One of the main spaces for exchange and strengthening of the Indigenous video movement in Latin America is the indigenous film/video festival. For those who can’t travel, the web proves a space for posting and commenting indigenous-made work (in Spanish).
Only two of several Latin American indigenous media projects, Video Nas Aldeias of Brazil, and Promedios/Chiapas Media Project (a U.S./Mexico initiative), have international distribution, and national broadcast spaces for this work are extremely limited. How does the practice continue and even grow? How is indigenous video to dialogue with national film and broadcast industries at local and transnational levels? And most pressingly, how does it circulate?

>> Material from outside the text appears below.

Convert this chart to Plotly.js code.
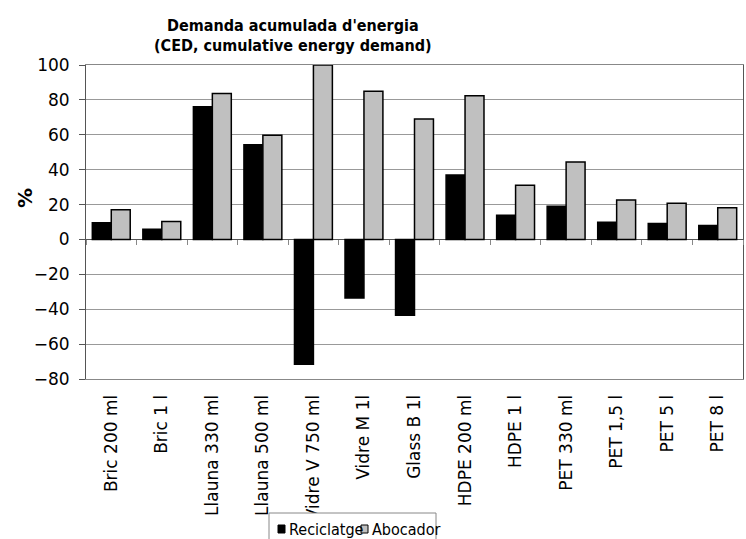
<!DOCTYPE html>
<html><head><meta charset="utf-8">
<script src="https://cdn.plot.ly/plotly-3.0.1.min.js"></script>
<style>body{margin:0;padding:0;background:#fff}#chart{width:746px;height:539px}</style>
</head><body><div id="chart"></div>
<script>
const categories = ["Bric 200 ml","Bric 1 l","Llauna 330 ml","Llauna 500 ml","Vidre V 750 ml","Vidre M 1l","Glass B 1l","HDPE 200 ml","HDPE 1 l","PET 330 ml","PET 1,5 l","PET 5 l","PET 8 l"];
const reciclatge = [9.6, 5.9, 76.1, 54.3, -71.5, -33.5, -43.4, 36.9, 13.8, 19.1, 9.8, 9.2, 8.0];
const abocador = [17.0, 10.3, 83.6, 59.8, 100, 84.9, 69.0, 82.4, 31.0, 44.4, 22.6, 20.7, 18.2];
const seriesNames = ["Reciclatge", "Abocador"];
const seriesColors = ["#000000", "#c0c0c0"];
const titleLines = ["Demanda acumulada d'energia", "(CED, cumulative energy demand)"];
const yTitle = "%";

const FONT = "DejaVu Sans";
const NARROW = "DejaVu Sans Condensed, DejaVu Sans, sans-serif";
const W = 746, H = 539, L = 86, R = 3, T = 65, B = 160;
const pw = W - L - R, ph = H - T - B;
const px = x => (x - L) / pw;
const py = y => (H - B - y) / ph;

const traces = [
  {type:'bar', name:seriesNames[0], x:categories, y:reciclatge, marker:{color:seriesColors[0], line:{color:'#000000', width:1.5}}},
  {type:'bar', name:seriesNames[1], x:categories, y:abocador, marker:{color:seriesColors[1], line:{color:'#000000', width:1.5}}},
  {type:'bar', x:categories, y:categories.map(()=>null), xaxis:'x2', showlegend:false, hoverinfo:'skip'}
];

// custom compact legend (box, swatches, labels)
const legendBox = {x0:269, x1:436, y0:513, y1:548};
const swatchX = [278, 361];
const labelX = [287, 370];
const legendY = 529;
const shapes = [
  {type:'rect', xref:'paper', yref:'paper', x0:px(legendBox.x0), x1:px(legendBox.x1), y0:py(legendBox.y0), y1:py(legendBox.y1), line:{color:'#888', width:1}, fillcolor:'#ffffff', layer:'above'}
];
const annotations = [
  {text:'<b>'+yTitle+'</b>', xref:'paper', yref:'paper', x:px(25), y:py(198), xanchor:'center', yanchor:'middle', textangle:-90, showarrow:false, font:{size:20, family:FONT}},
  {text:'<b>'+titleLines[0]+'</b>', xref:'paper', yref:'paper', x:px(293), y:py(25), xanchor:'center', yanchor:'middle', showarrow:false, font:{size:16, family:NARROW}},
  {text:'<b>'+titleLines[1]+'</b>', xref:'paper', yref:'paper', x:px(293), y:py(45), xanchor:'center', yanchor:'middle', showarrow:false, font:{size:16, family:NARROW}}
];
seriesNames.forEach((n, i) => {
  shapes.push({type:'rect', xref:'paper', yref:'paper', x0:px(swatchX[i]), x1:px(swatchX[i]+7), y0:py(legendY-4), y1:py(legendY+4), line:{color:'#000', width:1}, fillcolor:seriesColors[i], layer:'above'});
  annotations.push({text:n, xref:'paper', yref:'paper', x:px(labelX[i]), y:py(legendY), xanchor:'left', yanchor:'middle', showarrow:false, font:{size:16, family:NARROW}});
});

const layout = {
  width:W, height:H,
  margin:{l:L, r:R, t:T, b:B, autoexpand:false},
  paper_bgcolor:'#ffffff', plot_bgcolor:'#ffffff',
  font:{family:FONT, color:'#000', size:17},
  barmode:'group', bargap:0.25, bargroupgap:0,
  showlegend:false,
  xaxis:{type:'category', showgrid:false, zeroline:false, showline:true, linecolor:'#888', mirror:true, ticks:'', tickangle:-90, tickfont:{size:17}, ticklabelstandoff:8, automargin:false},
  xaxis2:{type:'category', overlaying:'x', anchor:'free', position:80/180, matches:'x', showticklabels:false, showgrid:false, zeroline:false, showline:false, ticks:'outside', ticklen:5, tickcolor:'#888', tickson:'boundaries'},
  yaxis:{range:[-80,100], dtick:20, showgrid:true, gridcolor:'#999', gridwidth:1, zeroline:true, zerolinecolor:'#555', zerolinewidth:1.5, showline:true, linecolor:'#555', mirror:true, ticks:'outside', ticklen:6, tickcolor:'#555', tickfont:{size:17}, ticklabelstandoff:6, automargin:false},
  shapes:shapes,
  annotations:annotations
};
Plotly.newPlot('chart', traces, layout, {displayModeBar:false, staticPlot:true});
</script></body></html>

Distribution networks between producers in Latin America are almost non-existent, with festivals being the main place for dialogue and physical exchange of works. Community producers showing works at festivals often exchange works with other directors, bringing home an assemblage of works from the festivals.
National Geographic’s All Roads Film Festival, started to make compilations in DVD format to circulate works more broadly. The first Latin American festival to take this track was the 2005 Festival Premio Anaconda, which printed a DVD of the 2005 Anaconda prize-winners - 5 works in Spanish versions only- that had a limited distribution by hand by the festival’s partner organizations and participants.
The Latin American Coordinator of Indigenous Peoples´ Film and Communication (CLACPI) has made an effort to compile their 2006 award-winners into an 8-DVD set (in Spanish versions only), exclusively for promotional and non-commercial use (not for sale), and with the explicit priority of circulating the works to indigenous communities. They are also experimenting with web streaming for trailers and a few complete works (in Spanish- see video frame). UNESCO’s Communication and Development Division also released a 5-DVD set of their ICT4ID initiative in 2006, for limited non-commercial use as well. This office has funded indigenous workshops in the past but does not currently fund indigenous media training or video projects.
These efforts reveal that festivals may be a way of branding and circulating works that are out of distribution and often fall outside of traditional film categories of genre and/or nation.